After all, he said, the products designed and manufactured by technology companies have become smaller — but that is not the reason for CeBIT's decline.
Instead, the trade fair has outgrown itself, he said.
But CeBIT is now in competition with other, more specific marquee events such as the annual International Consumer Electronics Show in Las Vegas and the 3GSM wireless industry trade fair, held last month in Barcelona, Spain.
In Germany, the annual Internationale Funkausstellung in Berlin is a competitor, and the Games Convention in Leipzig has been successful since its inception in 2002.
CeBIT still blends a bit of everything, from consumer products to the latest in back-end servers, said Willi Berchtold, the president of Bitkom, Germany's IT association.
"Nowhere else can innovations be seen in such diversity," he said. "Converging technologies require a large platform and this platform definitely exists only in one place in the world: here in Hanover."
Some of the key items on display this year focus on geographical information systems, or GIS, the European counterpart to the more common, and U.S.-operated global positioning system for satellite navigation.

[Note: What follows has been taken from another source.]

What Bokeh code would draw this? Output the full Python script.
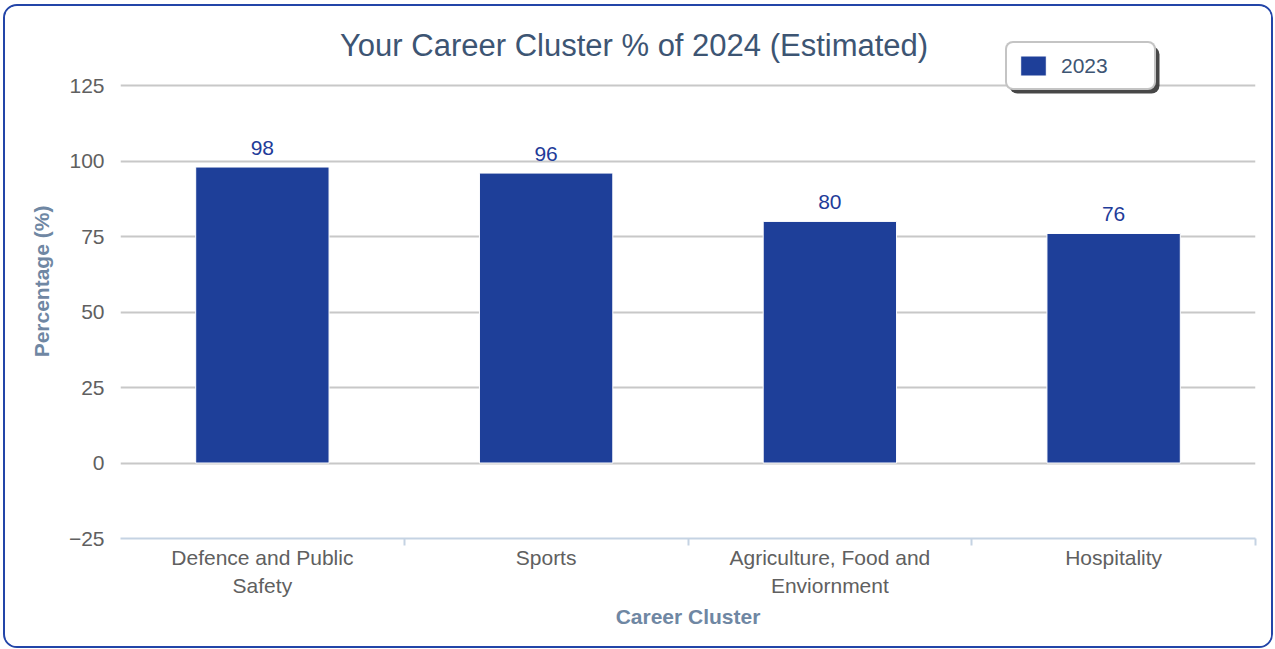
from bokeh.plotting import figure
from bokeh.models import (ColumnDataSource, Range1d, FixedTicker, BoxAnnotation,
                          LabelSet, Label, Legend, LegendItem)
from bokeh.core.properties import value
from bokeh.embed import file_html
from bokeh.resources import INLINE

categories = ["Defence and Public\nSafety", "Sports",
              "Agriculture, Food and\nEnviornment", "Hospitality"]
values_2023 = [98, 96, 80, 76]
series_name = "2023"
y_ticks = [-25, 0, 25, 50, 75, 100, 125]
title_text = "Your Career Cluster % of 2024 (Estimated)"

FONT = "Liberation Sans"
n = len(categories)
centers = [i + 0.5 for i in range(n)]
src = ColumnDataSource(dict(x=centers, val=values_2023,
                            lab=[str(v) for v in values_2023]))

p = figure(x_range=Range1d(0, n), y_range=Range1d(-25, 145.2),
           width=1270, height=644, output_backend="svg", toolbar_location=None,
           min_border_left=115, min_border_right=20, min_border_top=18,
           min_border_bottom=112)
p.title = None
p.outline_line_color = None
p.styles = {"margin-left": "3px", "margin-top": "4px",
            "border": "2px solid #2345a8", "border-radius": "14px",
            "overflow": "hidden"}

r = p.vbar(x="x", top="val", bottom=0, width=0.47, source=src,
           fill_color="#1e3f99", line_color="white", line_width=1)

# y axis
p.yaxis.ticker = FixedTicker(ticks=y_ticks)
p.yaxis.axis_line_color = None
p.yaxis.major_tick_line_color = None
p.yaxis.major_tick_out = 0
p.yaxis.minor_tick_line_color = None
p.yaxis.major_label_text_font = FONT
p.yaxis.major_label_text_font_size = "21px"
p.yaxis.major_label_text_color = "#606060"
p.yaxis.major_label_standoff = 16
p.yaxis.axis_label = "Percentage (%)"
p.yaxis.axis_label_text_font = FONT
p.yaxis.axis_label_text_font_size = "21px"
p.yaxis.axis_label_text_font_style = "bold"
p.yaxis.axis_label_text_color = "#6f87a3"
p.yaxis.axis_label_standoff = 13

p.ygrid.ticker = FixedTicker(ticks=y_ticks)
p.ygrid.grid_line_color = "#c8c8c8"
p.ygrid.grid_line_width = 2
p.xgrid.grid_line_color = None

# x axis: labels at category centres, small ticks at category boundaries
xa = p.xaxis[0]
xa.ticker = FixedTicker(ticks=centers, minor_ticks=list(range(1, n + 1)))
xa.major_label_overrides = {c: lab for c, lab in zip(centers, categories)}
xa.axis_line_color = "#c5d3e3"
xa.axis_line_width = 2
xa.major_tick_line_color = None
xa.major_tick_out = 0
xa.major_tick_in = 0
xa.minor_tick_line_color = "#c5d3e3"
xa.minor_tick_line_width = 2
xa.minor_tick_in = 0
xa.minor_tick_out = 7
xa.major_label_standoff = 0
xa.major_label_text_font = FONT
xa.major_label_text_font_size = "21px"
xa.major_label_text_line_height = 1.25
xa.major_label_text_color = "#606060"
xa.axis_label = "Career Cluster"
xa.axis_label_text_font = FONT
xa.axis_label_text_font_size = "21px"
xa.axis_label_text_font_style = "bold"
xa.axis_label_text_color = "#6f87a3"
xa.axis_label_standoff = 5

# value labels
labels = LabelSet(x="x", y="val", text="lab", source=src, y_offset=12,
                  text_align="center", text_baseline="bottom",
                  text_font=value(FONT), text_font_size="21px",
                  text_color="#1f3c99")
p.add_layout(labels)

# title
title = Label(x=n * 0.4525, y=138.2, text=title_text, text_align="center",
              text_baseline="middle", text_font=FONT, text_font_size="31px",
              text_color="#3d5573")
p.add_layout(title)

# legend shadow (decoration behind the legend box)
shadow = BoxAnnotation(left=1002, right=1152, top=38, bottom=85,
                       left_units="canvas", right_units="canvas",
                       top_units="canvas", bottom_units="canvas",
                       fill_color="#333333", fill_alpha=0.9,
                       line_color=None)
if "border_radius" in BoxAnnotation.properties():
    shadow.border_radius = 8
p.add_layout(shadow)

# legend
legend = Legend(items=[LegendItem(label=series_name, renderers=[r])],
                location=(885, 448), orientation="vertical",
                glyph_width=32, glyph_height=25, label_text_font=FONT,
                label_text_font_size="21px", label_text_color="#3d5573",
                border_line_color="#8a8a8a", border_line_width=2,
                background_fill_alpha=1, padding=10, margin=0,
                label_standoff=12, label_width=83)
if "border_radius" in Legend.properties():
    legend.border_radius = 8
p.add_layout(legend)

open("out.html", "w").write(file_html(p, INLINE))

Russia is also a major topic and CeBIT has made it the fair's partner country.
Since 2000, the volume of Russian software exports has increased by more than six times to $1.8 billion in 2006, Russian Information Technology Minister Leonid Reiman said in a statement.
About 150 Russian exhibitors are showing off their products and skills at CeBIT, despite the country's reputation as a haven for hackers.
CeBIT organizers have moved to keep the event relevant and plan to shorten it from seven days to six starting next year. It will also focus more on the professional segment, or businesses, instead of catering to hobbyists and the merely interested, Raue said.
And while some of the industry's biggest players are gone, others still view CeBIT as a "good barometer for the economic situation and the general feeling on the market," said Volker Smid, the European chief of software maker Novell, in an e-mail.
"We do not expect groundbreaking new developments at CeBIT," Smid said. "For years the industry has been developing in an evolutionary way, not in a revolutionary manner."